3. Il ressort des pièces du dossier, et il n'est d'ailleurs pas contesté, que Mme A... se maintient en France depuis 2012. Elle a conclu, le 12 janvier 2021, un pacte civil de solidarité (PACS) avec un compatriote, M. B.... Ce dernier, qui réside en France sous couvert d'une carte de séjour pluriannuelle portant la mention " vie privée et familiale ", établit être le père de plusieurs enfants nés sur le territoire français, dont trois enfants nés en 2008, 2011 et 2012 de sa relation avec une femme née en Algérie, et un enfant né en 2014 d'une autre union. Si la déclaration faite auprès de la caisse d'allocation familiale à l'occasion de la déclaration du PACS, mentionnant une relation de couple depuis novembre 2019, ne suffit pas à établir l'existence d'une vie commune à compter de cette date, pas plus que les transferts financiers réalisés entre les intéressés à partir de février 2020, l'existence d'une vie commune avant le PACS est, en revanche, établie par l'attestation d'assurance de responsabilité civile du 11 septembre 2020, qui mentionne les noms des deux intéressés parmi les bénéficiaires. Au regard de la durée du séjour en France de Mme A... et de sa relation conjugale précédemment mentionnée, le refus de titre de séjour porte une atteinte disproportionnée au droit de Mme A... au respect de sa vie privée et familiale et méconnaît les dispositions et stipulations citées au point précédent. La requérante est donc fondée à demander l'annulation de ce refus de titre de séjour, ainsi que, par voie de conséquence, celle de l'obligation de quitter le territoire français sous trente jours et de la décision fixant le pays de renvoi. Elle est également fondée soutenir que c'est à tort que les premiers juges ont rejeté sa demande, sans qu'il soit besoin d'examiner les autres moyens de sa requête.

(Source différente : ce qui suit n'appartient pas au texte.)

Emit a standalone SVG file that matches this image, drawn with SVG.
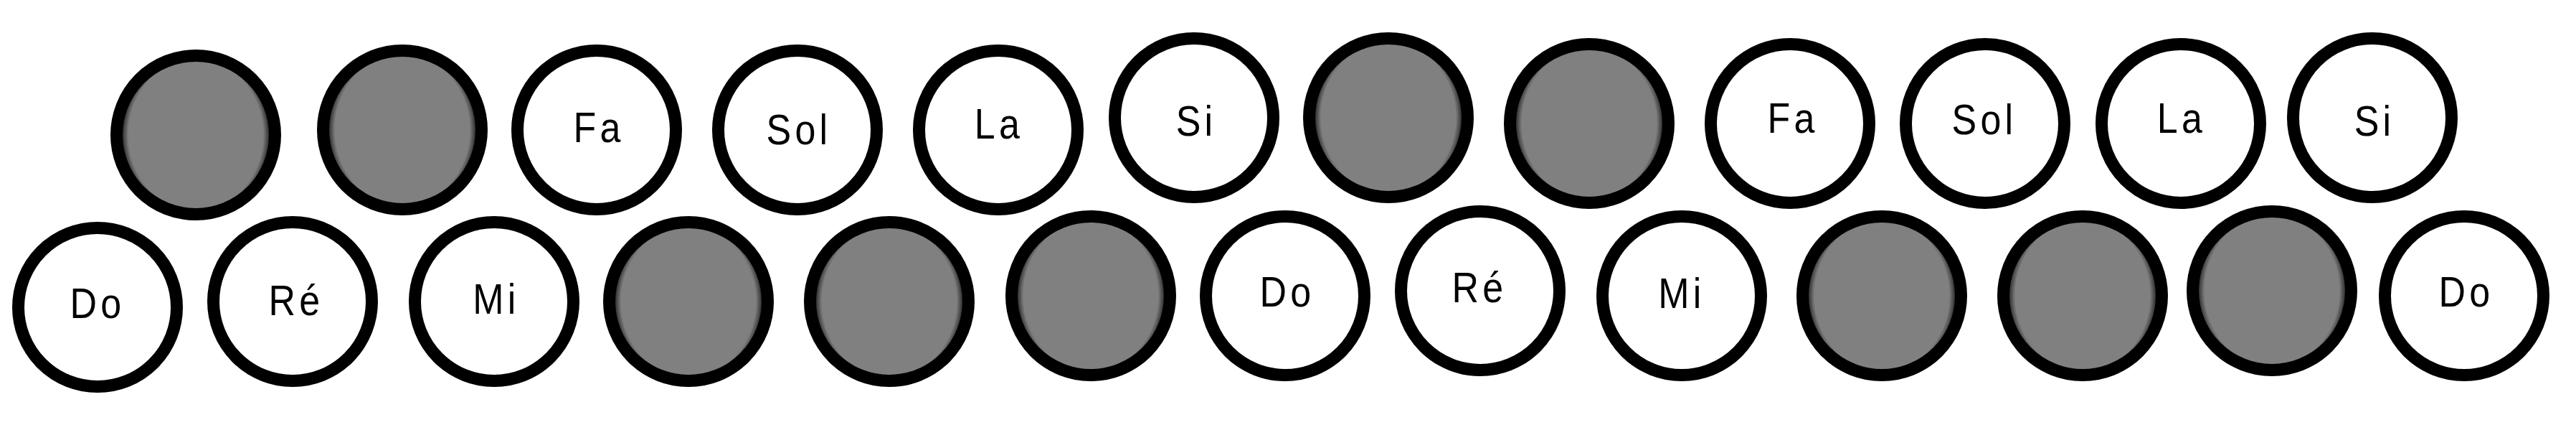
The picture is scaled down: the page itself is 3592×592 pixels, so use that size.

Sur les conclusions à fin d'injonction :

4. Eu égard au motif d'annulation ci-dessus retenu, l'exécution du présent arrêt implique nécessairement, en l'absence d'un changement dans les circonstances de droit ou de fait, la délivrance à Mme A... d'une carte de séjour temporaire portant la mention " vie privée et familiale ". Il y a lieu d'enjoindre à la préfète du Bas-Rhin de lui délivrer ce titre de séjour dans un délai de deux mois à compter de la notification du présent arrêt et de lui délivrer immédiatement, dans l'attente de ce titre, en application de l'article L. 614-16 du code de l'entrée et du séjour des étrangers et du droit d'asile, une autorisation provisoire de séjour l'autorisant expressément à travailler.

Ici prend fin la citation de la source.